When Ted drops by, the female recipient discovers that the dick pic he sent was a lie and the size of his member was about half of what was pictured. It is eventually discovered that the picture wasn’t of his penis at all, but that of Orlando Bloom’s. More specifically, a cropped image of his penis while paddleboarding naked with Katy Perry. For porn purposes, the two have sex anyway.
4. Guy Goes On Grindr, Has Sex With A Man, Maintains That He’s Straight
High school quarterback downloads Grindr knowing full-well it’s a hookup app for gay men. He contacts somebody, has anonymous sex with him and maintains that he’s still straight despite having enjoyed this consensual sex tryst, as well as having Grindr on his smartphone, which he insists he downloaded by mistake.
6. The F*ckable Catfish
Man finally meets the woman who has been catfishing him for two years. Instead of calling MTV, he decides to take matters into his own hands and do the same elementary, surface-level investigating the show does. Eventually, the man approaches the real person he’s been talking to for years. And guess what, it’s not her. He’s pissed, but decides she’s still hot enough to f*ck. So they f*ck.
7. Guy Gets Supremely Drunk; Penis Still Works
Okay, so this one isn’t just relatable to millennials, but for all men. It’s nothing short of a miracle when this happens. Like, you drink way more than expected, and retire the thought that you’ll be having sex that night because your penis will have the general feel and texture of chewed gum. But guess what, as if by magic, you’re rock hard and ready to penetrate. Finishing is another thing, but hell, at least you’re hard!
8. Gamers Have Gamer Sex
A misogynistic gamer is pwning n00bs on “Call Of Duty,” as is per usual on his Saturday nights. One evening, however, he’s no longer the lead scorer on his team and discovers — after mouthing off multiple 12-year-olds who insist on shouting racist obscenities — that said lead-scoring gamer is female. Having found a reciprocal adoration for each other due to their superior talent, the two enter a private channel to chat and have phone sex while their characters try to simulate sex by kneeling in front of the other on screen.
9. Crash And Smash
While driving and peering down at their cell phones (one catching a Pokémon, the other taking a selfie for Snapchat) two vehicles collide and the police are called. Since the police always take too long to arrive at the scene, the two begin chatting and eventually recognize each other from Tinder. While arguing about who’s fault it is, the two get incredibly turned on and begin to have angry sex on the side of the road as pedestrians also take selfies and catch Pokémon. It’s deep, you know? Meta.

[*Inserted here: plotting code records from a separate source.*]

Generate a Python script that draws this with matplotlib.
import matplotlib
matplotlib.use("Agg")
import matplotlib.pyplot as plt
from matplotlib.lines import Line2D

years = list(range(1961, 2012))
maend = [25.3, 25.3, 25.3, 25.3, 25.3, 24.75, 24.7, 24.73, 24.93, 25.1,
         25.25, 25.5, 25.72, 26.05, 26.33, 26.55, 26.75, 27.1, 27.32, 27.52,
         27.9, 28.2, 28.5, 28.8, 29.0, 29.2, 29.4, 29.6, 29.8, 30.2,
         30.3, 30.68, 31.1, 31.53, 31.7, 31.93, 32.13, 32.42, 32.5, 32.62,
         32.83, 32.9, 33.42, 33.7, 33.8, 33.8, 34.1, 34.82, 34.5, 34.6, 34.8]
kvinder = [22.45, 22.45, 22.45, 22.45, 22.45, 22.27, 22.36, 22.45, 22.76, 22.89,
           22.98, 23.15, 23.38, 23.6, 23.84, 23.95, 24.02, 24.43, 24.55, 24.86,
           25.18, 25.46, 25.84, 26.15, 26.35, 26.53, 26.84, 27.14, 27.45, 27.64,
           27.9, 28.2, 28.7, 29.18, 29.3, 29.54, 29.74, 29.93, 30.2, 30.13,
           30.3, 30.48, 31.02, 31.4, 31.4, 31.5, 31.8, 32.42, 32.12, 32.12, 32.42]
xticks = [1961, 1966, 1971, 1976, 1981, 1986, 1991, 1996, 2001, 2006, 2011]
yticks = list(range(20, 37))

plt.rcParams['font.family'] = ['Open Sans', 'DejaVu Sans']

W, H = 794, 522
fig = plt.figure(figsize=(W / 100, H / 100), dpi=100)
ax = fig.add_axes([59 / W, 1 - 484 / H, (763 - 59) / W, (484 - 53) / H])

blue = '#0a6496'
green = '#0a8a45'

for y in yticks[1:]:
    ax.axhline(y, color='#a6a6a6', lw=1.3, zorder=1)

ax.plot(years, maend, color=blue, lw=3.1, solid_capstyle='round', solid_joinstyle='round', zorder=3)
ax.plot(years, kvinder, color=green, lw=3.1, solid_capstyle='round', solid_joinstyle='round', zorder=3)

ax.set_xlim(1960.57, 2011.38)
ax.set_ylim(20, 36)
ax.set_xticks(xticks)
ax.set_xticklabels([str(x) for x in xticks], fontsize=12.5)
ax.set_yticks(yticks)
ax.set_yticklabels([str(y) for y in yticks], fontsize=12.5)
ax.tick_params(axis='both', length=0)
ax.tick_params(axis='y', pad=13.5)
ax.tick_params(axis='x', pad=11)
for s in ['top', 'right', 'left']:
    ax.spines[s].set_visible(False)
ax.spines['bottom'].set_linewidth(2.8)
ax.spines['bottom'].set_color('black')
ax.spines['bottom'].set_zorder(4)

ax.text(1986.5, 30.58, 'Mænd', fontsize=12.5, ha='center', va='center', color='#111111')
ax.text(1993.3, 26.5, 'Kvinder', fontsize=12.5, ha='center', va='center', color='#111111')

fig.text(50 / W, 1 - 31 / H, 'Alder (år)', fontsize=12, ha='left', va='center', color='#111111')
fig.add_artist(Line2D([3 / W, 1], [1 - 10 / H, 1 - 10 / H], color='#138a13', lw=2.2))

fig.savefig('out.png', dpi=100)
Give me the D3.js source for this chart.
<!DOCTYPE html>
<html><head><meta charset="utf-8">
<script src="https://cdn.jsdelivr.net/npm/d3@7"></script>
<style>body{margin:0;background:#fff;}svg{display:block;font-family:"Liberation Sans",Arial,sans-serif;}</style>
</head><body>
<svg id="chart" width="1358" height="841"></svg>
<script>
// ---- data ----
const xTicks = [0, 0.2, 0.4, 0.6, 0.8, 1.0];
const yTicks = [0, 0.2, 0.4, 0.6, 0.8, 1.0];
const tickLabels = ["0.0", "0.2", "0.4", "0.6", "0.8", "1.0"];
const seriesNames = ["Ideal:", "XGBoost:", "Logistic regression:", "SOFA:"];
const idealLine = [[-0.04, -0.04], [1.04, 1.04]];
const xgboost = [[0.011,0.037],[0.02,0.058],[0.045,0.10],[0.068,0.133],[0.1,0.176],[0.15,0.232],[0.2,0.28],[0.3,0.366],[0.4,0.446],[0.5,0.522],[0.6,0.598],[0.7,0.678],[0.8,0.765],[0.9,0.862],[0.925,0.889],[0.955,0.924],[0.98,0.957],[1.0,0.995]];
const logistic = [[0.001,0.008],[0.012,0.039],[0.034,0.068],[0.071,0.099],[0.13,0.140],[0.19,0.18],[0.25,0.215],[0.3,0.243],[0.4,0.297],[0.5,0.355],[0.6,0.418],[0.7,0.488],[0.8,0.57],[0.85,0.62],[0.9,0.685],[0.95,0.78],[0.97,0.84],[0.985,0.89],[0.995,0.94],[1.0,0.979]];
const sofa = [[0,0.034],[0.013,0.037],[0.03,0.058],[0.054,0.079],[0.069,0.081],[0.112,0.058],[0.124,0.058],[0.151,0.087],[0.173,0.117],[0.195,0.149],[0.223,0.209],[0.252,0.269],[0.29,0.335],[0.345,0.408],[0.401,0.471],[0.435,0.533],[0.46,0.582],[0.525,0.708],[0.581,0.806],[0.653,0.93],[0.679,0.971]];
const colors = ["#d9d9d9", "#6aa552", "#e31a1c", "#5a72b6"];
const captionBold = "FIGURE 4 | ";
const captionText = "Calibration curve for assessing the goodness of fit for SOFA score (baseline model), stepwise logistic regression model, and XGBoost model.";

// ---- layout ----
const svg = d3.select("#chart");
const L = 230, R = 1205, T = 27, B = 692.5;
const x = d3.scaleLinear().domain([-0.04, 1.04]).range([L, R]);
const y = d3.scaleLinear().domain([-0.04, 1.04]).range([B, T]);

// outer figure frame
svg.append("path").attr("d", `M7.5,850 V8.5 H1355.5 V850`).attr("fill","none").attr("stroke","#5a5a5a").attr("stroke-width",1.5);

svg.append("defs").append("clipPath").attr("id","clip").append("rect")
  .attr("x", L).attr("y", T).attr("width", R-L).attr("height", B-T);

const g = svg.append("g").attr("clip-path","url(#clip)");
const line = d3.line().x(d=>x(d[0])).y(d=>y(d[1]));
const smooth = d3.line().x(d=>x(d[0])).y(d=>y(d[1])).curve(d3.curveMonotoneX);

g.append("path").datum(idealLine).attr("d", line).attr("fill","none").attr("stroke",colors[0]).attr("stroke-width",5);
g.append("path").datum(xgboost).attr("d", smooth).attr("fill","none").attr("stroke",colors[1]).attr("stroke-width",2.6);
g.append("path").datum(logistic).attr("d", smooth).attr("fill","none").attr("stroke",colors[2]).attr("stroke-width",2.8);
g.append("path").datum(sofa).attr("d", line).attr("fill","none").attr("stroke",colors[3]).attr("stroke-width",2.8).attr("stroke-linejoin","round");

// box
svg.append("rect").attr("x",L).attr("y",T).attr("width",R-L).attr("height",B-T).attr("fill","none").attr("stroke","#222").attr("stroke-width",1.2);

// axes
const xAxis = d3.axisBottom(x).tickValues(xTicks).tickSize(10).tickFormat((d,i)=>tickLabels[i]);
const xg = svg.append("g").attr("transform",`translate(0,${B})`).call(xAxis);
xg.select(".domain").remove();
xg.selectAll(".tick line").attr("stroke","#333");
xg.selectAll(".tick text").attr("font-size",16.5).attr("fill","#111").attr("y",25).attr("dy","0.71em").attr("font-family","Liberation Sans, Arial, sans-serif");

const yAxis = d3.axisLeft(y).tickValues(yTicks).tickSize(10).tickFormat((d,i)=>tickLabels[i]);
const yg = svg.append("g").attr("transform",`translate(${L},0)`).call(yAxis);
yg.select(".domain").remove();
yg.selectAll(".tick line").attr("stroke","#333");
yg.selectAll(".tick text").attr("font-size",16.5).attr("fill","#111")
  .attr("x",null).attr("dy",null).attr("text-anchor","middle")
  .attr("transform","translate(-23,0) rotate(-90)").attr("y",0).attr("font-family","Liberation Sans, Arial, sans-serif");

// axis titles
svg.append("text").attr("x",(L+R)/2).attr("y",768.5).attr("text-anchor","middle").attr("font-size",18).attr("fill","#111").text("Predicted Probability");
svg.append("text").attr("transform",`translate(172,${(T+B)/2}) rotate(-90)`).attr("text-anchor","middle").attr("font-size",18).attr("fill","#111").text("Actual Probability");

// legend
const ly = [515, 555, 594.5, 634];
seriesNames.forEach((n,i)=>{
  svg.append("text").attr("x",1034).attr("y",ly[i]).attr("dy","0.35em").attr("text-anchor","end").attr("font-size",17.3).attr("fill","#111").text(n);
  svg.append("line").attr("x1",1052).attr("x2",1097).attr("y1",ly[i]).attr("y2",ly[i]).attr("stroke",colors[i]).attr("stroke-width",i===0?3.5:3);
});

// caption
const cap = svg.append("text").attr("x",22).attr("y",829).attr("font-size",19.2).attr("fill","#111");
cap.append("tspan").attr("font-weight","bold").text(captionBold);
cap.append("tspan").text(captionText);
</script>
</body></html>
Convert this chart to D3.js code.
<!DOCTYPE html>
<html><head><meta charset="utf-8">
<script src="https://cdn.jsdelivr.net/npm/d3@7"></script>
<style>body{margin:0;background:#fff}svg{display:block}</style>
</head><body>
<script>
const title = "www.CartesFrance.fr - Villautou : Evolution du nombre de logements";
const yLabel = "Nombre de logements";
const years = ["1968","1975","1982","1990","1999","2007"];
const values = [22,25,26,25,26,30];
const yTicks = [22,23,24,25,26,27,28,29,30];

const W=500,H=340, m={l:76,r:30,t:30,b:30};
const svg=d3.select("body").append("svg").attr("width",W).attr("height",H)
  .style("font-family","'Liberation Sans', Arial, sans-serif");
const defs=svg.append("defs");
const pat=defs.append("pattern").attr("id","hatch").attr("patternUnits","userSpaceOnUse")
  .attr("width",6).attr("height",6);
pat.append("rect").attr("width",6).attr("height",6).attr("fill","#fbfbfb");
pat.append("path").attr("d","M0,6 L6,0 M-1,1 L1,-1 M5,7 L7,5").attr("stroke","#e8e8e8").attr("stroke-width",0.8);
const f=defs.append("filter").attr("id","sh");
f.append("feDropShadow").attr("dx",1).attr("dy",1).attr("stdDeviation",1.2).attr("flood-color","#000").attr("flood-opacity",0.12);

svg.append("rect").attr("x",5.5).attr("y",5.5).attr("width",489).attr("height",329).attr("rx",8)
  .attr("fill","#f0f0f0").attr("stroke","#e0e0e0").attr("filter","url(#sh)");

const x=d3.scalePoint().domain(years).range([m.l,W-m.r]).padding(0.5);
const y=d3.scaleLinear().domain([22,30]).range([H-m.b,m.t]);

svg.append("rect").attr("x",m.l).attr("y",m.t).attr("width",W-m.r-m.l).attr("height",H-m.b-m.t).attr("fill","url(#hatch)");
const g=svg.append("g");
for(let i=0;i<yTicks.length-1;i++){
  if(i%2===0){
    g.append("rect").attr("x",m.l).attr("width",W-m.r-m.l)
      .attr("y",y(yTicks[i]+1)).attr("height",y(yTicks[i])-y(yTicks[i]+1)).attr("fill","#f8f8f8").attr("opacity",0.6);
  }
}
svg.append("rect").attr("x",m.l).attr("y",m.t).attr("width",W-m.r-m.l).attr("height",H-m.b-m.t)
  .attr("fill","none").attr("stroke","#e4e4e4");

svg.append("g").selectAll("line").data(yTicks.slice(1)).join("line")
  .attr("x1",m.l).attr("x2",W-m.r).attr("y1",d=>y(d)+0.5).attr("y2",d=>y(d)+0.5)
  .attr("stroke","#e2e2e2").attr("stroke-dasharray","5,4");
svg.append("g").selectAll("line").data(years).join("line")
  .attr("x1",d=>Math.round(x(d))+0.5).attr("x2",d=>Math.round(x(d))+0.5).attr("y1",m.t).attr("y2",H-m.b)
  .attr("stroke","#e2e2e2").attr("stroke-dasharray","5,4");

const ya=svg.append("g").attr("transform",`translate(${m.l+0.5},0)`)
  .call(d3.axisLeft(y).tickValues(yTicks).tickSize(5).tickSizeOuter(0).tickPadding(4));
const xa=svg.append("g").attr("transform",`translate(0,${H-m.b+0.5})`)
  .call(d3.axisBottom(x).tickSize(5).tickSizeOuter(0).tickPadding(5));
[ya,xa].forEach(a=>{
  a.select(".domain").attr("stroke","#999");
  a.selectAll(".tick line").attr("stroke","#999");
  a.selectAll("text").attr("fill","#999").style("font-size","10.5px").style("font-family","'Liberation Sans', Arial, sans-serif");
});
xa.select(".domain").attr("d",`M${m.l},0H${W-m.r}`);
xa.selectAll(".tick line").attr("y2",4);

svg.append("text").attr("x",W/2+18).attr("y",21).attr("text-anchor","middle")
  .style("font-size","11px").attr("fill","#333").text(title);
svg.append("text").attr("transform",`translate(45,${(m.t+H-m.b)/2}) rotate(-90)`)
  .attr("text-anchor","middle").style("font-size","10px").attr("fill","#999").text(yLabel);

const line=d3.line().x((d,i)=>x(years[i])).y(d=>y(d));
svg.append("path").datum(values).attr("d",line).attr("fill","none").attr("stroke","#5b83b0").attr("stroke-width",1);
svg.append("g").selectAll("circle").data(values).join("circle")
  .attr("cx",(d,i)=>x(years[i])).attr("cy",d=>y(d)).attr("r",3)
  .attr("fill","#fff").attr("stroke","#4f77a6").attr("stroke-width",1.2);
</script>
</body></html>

10. Wrong Snapchat ID Turns Out Right
Sean adds Rebecca to Snapchat, believing she’s the girl he met at a party the evening prior. As such, he sends a few flirty pictures to get the conversational ball rolling. Sean later receives a few pictures back to discover this is not the girl he met, but instead a busty blonde who likes sending nudes of herself in the shower. He masturbates to a few of her pictures and videos, climaxes, gets bored and deletes her. That’s it.